RSA 2020: How Cybersecurity Pros Can Boost Morale

It’s time they started boasting about their wins instead of just explaining their failures, says RSA President Rohit Ghai

Artificial intelligence will play a huge role in cybersecurity in coming years, as both threat actors and threatened organizations strive to deploy every weapon available in their never-ending war for control of networks. But human activity will continue to be the indispensable difference between successful and foiled hacks.

So argued Rohit Ghai, president of RSA Security, at the opening keynote of RSA 2020, one of the largest cybersecurity-focused events of the year, taking place the week of Feb. 24 in San Francisco. Speaking to the conference theme of “the human element” of security, Ghai told many of the roughly 40,000 assembled experts, analysts, technology companies, journalists and policymakers that in the end they won’t vanquish threat actors without rethinking their culture and focusing as much on people as on technology.“AI is clearly augmenting the attacker and the defender,” Ghai said. “But humans are absolutely here to stay in the story of cybersecurity.”

Cybersecurity Teams Are Burned Out, Fatigued

An RSA survey of IT professionals found that 76 percent believe that attacks will increase in 2020. That’s no surprise: Breach attempts have increased relentlessly every year since the birth of the internet. But what is worrisome, Ghai said, is the personal toll it’s taking on security teams, which in many organizations are stressed-out and exhausted.

Two out of five CISOs think they will be held personally liable for any breach that occurs in their organization and that it may cost them their jobs, according to RSA research. As a result, said Ghai, most CISOs say they rarely disconnect from their job.

“Business leaders worldwide are concerned about cyberattacks, constantly,” Ghai said. “End users aren’t tech-savvy enough and are being inundated with clever attacks, making life harder for burned-out security teams. The adversary has hacked our brains.” 

MORE FROM BIZTECH: Learn what industry leaders are saying about cybersecurity with coverage of Protect SummIT 2020.

The Narrative on Cybersecurity Must Change

To change things, cybersecurity professionals need to “reclaim the narrative, reorganize our defense, rethink our culture,” Ghai said. For starters, they should start reporting more openly about their own wins and on hackers’ failures. As it stands, cybersecurity only enters the public realm when there’s a breach; one never hears about occasions when potential hacks are thwarted, because organizations don’t want to discuss their tactics or invite additional attacks.

But they should reconsider that philosophy — they should even crow a little when they foil a hacker’s ultimate objective even when they fail to stop the breach, Ghai said.  

“We don’t have to win for the hackers to lose,” he said. “It cost the city of Atlanta $1 million to restore services after a major hack, but they took a courageous stand not to pay off the hackers. That’s not a win for them, but the hackers lost.”

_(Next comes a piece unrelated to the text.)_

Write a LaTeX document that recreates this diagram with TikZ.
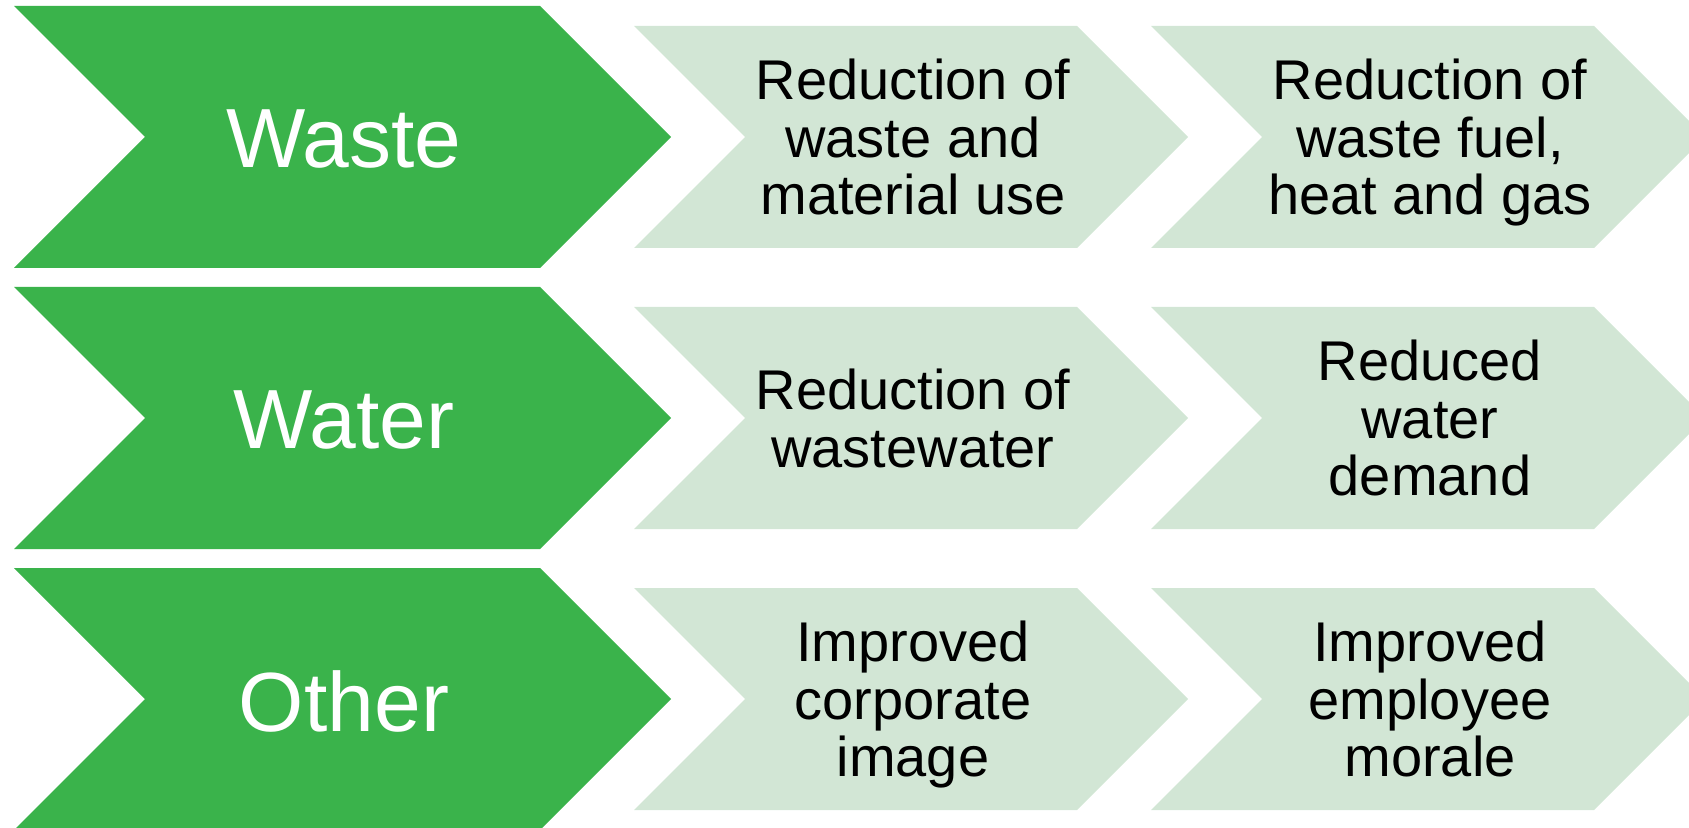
\documentclass[tikz,border=0pt]{standalone}
\usepackage{fontspec}
\setmainfont{Liberation Sans}
\definecolor{darkgreen}{HTML}{3AB34B}
\definecolor{lightgreen}{HTML}{D2E6D5}
\newcommand{\chevron}[5]{% colour, left x, top y, total width, height
  \fill[#1] (#2,#3) -- ++({#4-#5/2},0) -- ++({#5/2},{#5/2}) -- ++({-#5/2},{#5/2})
    -- ++({-#4+#5/2},0) -- ++({#5/2},{-#5/2}) -- cycle;}
\begin{document}
\begin{tikzpicture}[x=0.5pt,y=-0.5pt,
  darktext/.style={text=white,font=\fontsize{42}{48}\selectfont,align=center,inner sep=0pt},
  lighttext/.style={text=black,font=\fontsize{28}{28.75}\selectfont,align=center,inner sep=0pt,text depth=0pt}]
\useasboundingbox (0,0) rectangle (1689,828);
\clip (0,0) rectangle (1689,828);
% row 1
\chevron{darkgreen}{14}{6}{657}{262}
\chevron{lightgreen}{634}{26}{554}{222}
\chevron{lightgreen}{1151}{26}{554}{222}
% row 2
\chevron{darkgreen}{14}{287}{657}{262}
\chevron{lightgreen}{634}{307}{554}{222}
\chevron{lightgreen}{1151}{307}{554}{222}
% row 3
\chevron{darkgreen}{14}{568}{657}{262}
\chevron{lightgreen}{634}{588}{554}{222}
\chevron{lightgreen}{1151}{588}{554}{222}
% texts
\node[darktext] (waste) at (344,139) {Waste};
\node[darktext] (water) at (344,420) {Water};
\node[darktext] (other) at (344,701) {Other};
\node[lighttext] (r1a) at (913,137) {Reduction of\\waste and\\material use};
\node[lighttext] (r1b) at (1430,137) {Reduction of\\waste fuel,\\heat and gas};
\node[lighttext] (r2a) at (913,418) {Reduction of\\wastewater};
\node[lighttext] (r2b) at (1430,418) {Reduced\\water\\demand};
\node[lighttext] (r3a) at (913,699) {Improved\\corporate\\image};
\node[lighttext] (r3b) at (1430,699) {Improved\\employee\\morale};
\end{tikzpicture}
\end{document}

Second, the IT industry should remember that end users aren’t the only ones whose security practices need improvement; the creators of software and applications often write code that’s vulnerable to attack. Finally, Ghai argued, organizations need to build cultures that make security everyone’s responsibility, not just that of the cyberdefense team. That includes the rest of the IT department, business leaders and other risk managers, who today have an interest in cybersecurity but “are largely observers” rather than actors.

“We’ll certainly use technology to protect technology and recruit machines to fight the good fight, but in the end this will always be a human story,” he said. “Ours will never be a world without breaches, but it will be one where those breaches will not get in the way of human progress.”